Wednesday, September 05, 2012

Chile’s Catholic Church investigates abuser’s right-hand man

fernando_karadimaChile’s Catholic Church announced Thursday its investigation of Father Juan Esteban Morales, the former parish priest of Santiago’s El Bosque neighborhood and one-time confidant of disgraced rector Fernando Karadima, for unspecified “abuses of authority.” 


The investigation has been ongoing for more than three months.

Santiago Archbishop Ricardo Ezzati ordered the investigation on May 11 after receiving two complaints regarding Morales’ conduct.

“The objective (of the investigation) is determining the objectivity and the nature of the facts described,” the statement said.

Morales was a close associate of Fernando Karadima, a Chilean priest found guilty by the Catholic Church in 2011 of abusing three former parishioners. Morales succeeded Karadima as the rector of El Bosque parish starting in September 2006. 
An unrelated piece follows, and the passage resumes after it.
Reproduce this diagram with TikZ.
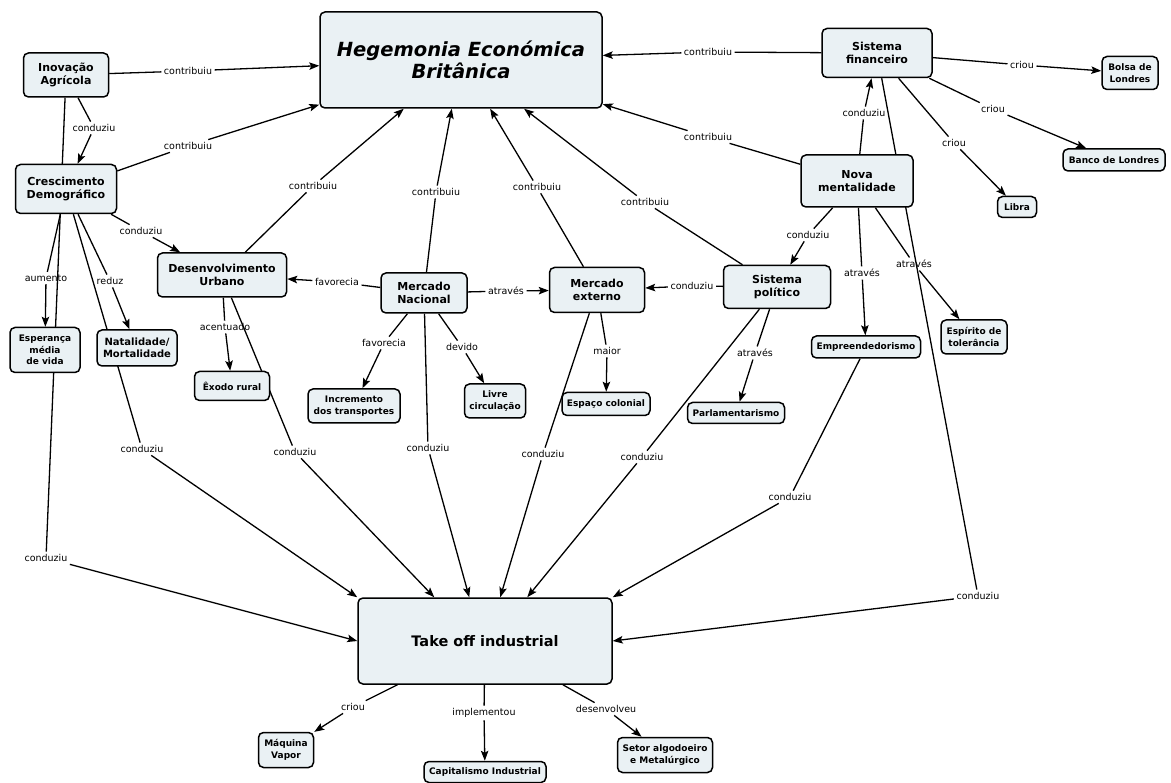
\documentclass[tikz,border=0pt]{standalone}
\usepackage{fontspec}
\setmainfont{DejaVu Sans}
\usetikzlibrary{arrows.meta,backgrounds,calc}
\definecolor{boxfill}{HTML}{EAF1F4}
\tikzset{
  concept/.style={draw=black, line width=1.5pt, rounded corners=5pt, fill=boxfill,
    align=center, inner sep=2pt, font=\bfseries\fontsize{11}{13.5}\selectfont},
  leaf/.style={concept, font=\bfseries\fontsize{9}{11.5}\selectfont},
  lbl/.style={font=\fontsize{9.5}{11}\selectfont, inner sep=2.5pt},
  link/.style={line width=1.3pt},
  arr/.style={link, -{Stealth[length=10pt,width=7.5pt,inset=2pt]}},
}
% a link that passes through its label: source -- label -> target
\newcommand\linkvia[3]{\draw[link] (#1) -- (#2); \draw[arr] (#2) -- (#3);}

\begin{document}
\begin{tikzpicture}[x=1pt,y=-1pt]
\useasboundingbox (0,0) rectangle (1171,783);

% ---- concepts ----
\node[concept, minimum width=282pt, minimum height=96pt,
      font=\bfseries\itshape\fontsize{19.5}{22}\selectfont] (heg) at (461,60) {Hegemonia Económica\\Britânica};
\node[concept, minimum width=85pt, minimum height=44pt] (inov) at (66,75) {Inovação\\Agrícola};
\node[concept, minimum width=101pt, minimum height=49pt] (cresc) at (66,189) {Crescimento\\Demográfico};
\node[concept, minimum width=129pt, minimum height=44pt] (desurb) at (222,275) {Desenvolvimento\\Urbano};
\node[concept, minimum width=86pt, minimum height=40pt] (mnac) at (424,293) {Mercado\\Nacional};
\node[concept, minimum width=95pt, minimum height=45pt] (mext) at (597,290) {Mercado\\externo};
\node[concept, minimum width=107pt, minimum height=43pt] (spol) at (777,287) {Sistema\\político};
\node[concept, minimum width=110pt, minimum height=49pt] (sfin) at (877,53) {Sistema\\financeiro};
\node[concept, minimum width=112pt, minimum height=52pt] (nova) at (857,181) {Nova\\mentalidade};
\node[concept, minimum width=80pt, minimum height=36pt,
      font=\bfseries\fontsize{10}{12.5}\selectfont] (nat) at (137,348) {Natalidade/\\Mortalidade};
\node[concept, minimum width=254pt, minimum height=86pt,
      font=\bfseries\fontsize{14.5}{17}\selectfont] (take) at (485,641) {Take off industrial};

\node[leaf, minimum width=56pt, minimum height=33pt] (bolsa) at (1130,73) {Bolsa de\\Londres};
\node[leaf, minimum width=102pt, minimum height=22pt] (banco) at (1114,160) {Banco de Londres};
\node[leaf, minimum width=39pt, minimum height=21pt] (libra) at (1017,207) {Libra};
\node[leaf, minimum width=70pt, minimum height=45pt] (esp) at (45,350) {Esperança\\média\\de vida};
\node[leaf, minimum width=75pt, minimum height=29pt] (exodo) at (232,386) {Êxodo rural};
\node[leaf, minimum width=92pt, minimum height=34pt] (incr) at (354,406) {Incremento\\dos transportes};
\node[leaf, minimum width=61pt, minimum height=34pt] (livre) at (495,401) {Livre\\circulação};
\node[leaf, minimum width=88pt, minimum height=23pt] (espc) at (606,404) {Espaço colonial};
\node[leaf, minimum width=97pt, minimum height=21pt] (parl) at (736,413) {Parlamentarismo};
\node[leaf, minimum width=109pt, minimum height=22pt] (empr) at (866,347) {Empreendedorismo};
\node[leaf, minimum width=66pt, minimum height=34pt] (tol) at (974,337) {Espírito de\\tolerância};
\node[leaf, minimum width=55pt, minimum height=35pt] (maq) at (286,750) {Máquina\\Vapor};
\node[leaf, minimum width=122pt, minimum height=21pt] (cap) at (485,772) {Capitalismo Industrial};
\node[leaf, minimum width=95pt, minimum height=35pt] (setor) at (665,755) {Setor algodoeiro\\e Metalúrgico};

% ---- link labels ----
\node[lbl] (l1) at (188,71) {contribuiu};
\node[lbl] (l2) at (94,128) {conduziu};
\node[lbl] (l3) at (188,146) {contribuiu};
\node[lbl] (l4) at (141,231) {conduziu};
\node[lbl] (l5) at (46,278) {aumento};
\node[lbl] (l6) at (110,281) {reduz};
\node[lbl] (l7) at (142,449) {conduziu};
\node[lbl] (l8) at (46,558) {conduziu};
\node[lbl] (l9) at (313,186) {contribuiu};
\node[lbl] (l10) at (225,327) {acentuado};
\node[lbl] (l11) at (295,452) {conduziu};
\node[lbl] (l12) at (337,282) {favorecia};
\node[lbl] (l13) at (436,192) {contribuiu};
\node[lbl] (l14) at (506,291) {através};
\node[lbl] (l15) at (384,343) {favorecia};
\node[lbl] (l16) at (462,347) {devido};
\node[lbl] (l17) at (428,448) {conduziu};
\node[lbl] (l18) at (537,187) {contribuiu};
\node[lbl] (l19) at (607,351) {maior};
\node[lbl] (l20) at (543,454) {conduziu};
\node[lbl] (l21) at (692,286) {conduziu};
\node[lbl] (l22) at (645,202) {contribuiu};
\node[lbl] (l23) at (755,353) {através};
\node[lbl] (l24) at (642,457) {conduziu};
\node[lbl] (l25) at (708,137) {contribuiu};
\node[lbl] (l26) at (864,113) {conduziu};
\node[lbl] (l27) at (808,235) {conduziu};
\node[lbl] (l28) at (862,273) {através};
\node[lbl] (l29) at (914,264) {através};
\node[lbl] (l30) at (790,497) {conduziu};
\node[lbl] (l31) at (708,52) {contribuiu};
\node[lbl] (l32) at (1022,65) {criou};
\node[lbl] (l33) at (993,109) {criou};
\node[lbl] (l34) at (954,143) {criou};
\node[lbl] (l35) at (978,596) {conduziu};
\node[lbl] (l36) at (353,707) {criou};
\node[lbl] (l37) at (484,713) {implementou};
\node[lbl] (l38) at (606,709) {desenvolveu};

% points where links reach the take-off box
\coordinate (tkDu) at ($(take.north west)+(77,0)$);
\coordinate (tkMn) at ($(take.north west)+(112,0)$);
\coordinate (tkMe) at ($(take.north west)+(143,0)$);
\coordinate (tkSp) at ($(take.north west)+(170,0)$);

% ---- connectors (behind the boxes) ----
\begin{pgfonlayer}{background}
\linkvia{inov}{l1}{heg}
\linkvia{inov}{l2}{cresc}
\linkvia{cresc}{l3}{heg}
\linkvia{cresc}{l4}{desurb}
\linkvia{cresc}{l5}{esp}
\linkvia{cresc}{l6}{nat}
\linkvia{cresc}{l7}{take.north west}
\linkvia{inov}{l8}{take.west}
\linkvia{desurb}{l9}{heg}
\linkvia{desurb}{l10}{exodo}
\linkvia{desurb}{l11}{tkDu}
\linkvia{mnac}{l12}{desurb}
\linkvia{mnac}{l13}{heg}
\linkvia{mnac}{l14}{mext}
\linkvia{mnac}{l15}{incr}
\linkvia{mnac}{l16}{livre}
\linkvia{mnac}{l17}{tkMn}
\linkvia{mext}{l18}{heg}
\linkvia{mext}{l19}{espc}
\linkvia{mext}{l20}{tkMe}
\linkvia{spol}{l21}{mext}
\linkvia{spol}{l22}{heg}
\linkvia{spol}{l23}{parl}
\linkvia{spol}{l24}{tkSp}
\linkvia{nova}{l25}{heg}
\linkvia{nova}{l26}{sfin}
\linkvia{nova}{l27}{spol}
\linkvia{nova}{l28}{empr}
\linkvia{nova}{l29}{tol}
\linkvia{empr}{l30}{take.north east}
\linkvia{sfin}{l31}{heg}
\linkvia{sfin}{l32}{bolsa}
\linkvia{sfin}{l33}{banco}
\linkvia{sfin}{l34}{libra}
\linkvia{sfin}{l35}{take.east}
\linkvia{take}{l36}{maq}
\linkvia{take}{l37}{cap}
\linkvia{take}{l38}{setor}
\end{pgfonlayer}
\end{tikzpicture}
\end{document}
Karadima’s priesthood was suspended for life by the church, though he was never convicted by a criminal court.

“(Morales) always was, and always has been, an unconditional absolute of Karadima,” journalist and Karadima biographer María Olivia Mönckeberg told Terra.

While the church did not specify the nature of the offenses Morales is accused of, Mönckeberg said it was for his failure to report the abuses in the Karadima scandal.

“For me, at least, when I investigated this and by my conversations with the victims, it’s unthinkable that Morales didn’t know (about the abuses),” Mönckeberg said. “In fact, he should have known since the time of the first abuses of James Hamilton because he was there in that environment.”

Hamilton, the first of Karadima’s victims, was 17 and a member of the priest’s Catholic Action youth movement in 1983 when the abuses began.

Another of Karadima’s victims, Juan Carlos Cruz, expressed his approval of the investigation, calling it a “new phase in the Catholic Church,” according to Radio Bio Bio.

“There has been an incredible abuse of power and hopefully they will continue (with an investigation of) the accessory bishops,” Cruz told La Tercera.

The church’s statement revealed that Morales continues in his position as priest, although “without holding ecclesiastical duties,” and lives in the Archbishop’s House of Clergy.

Morales is currently out of the country for “family reasons,” but is set to return in late September.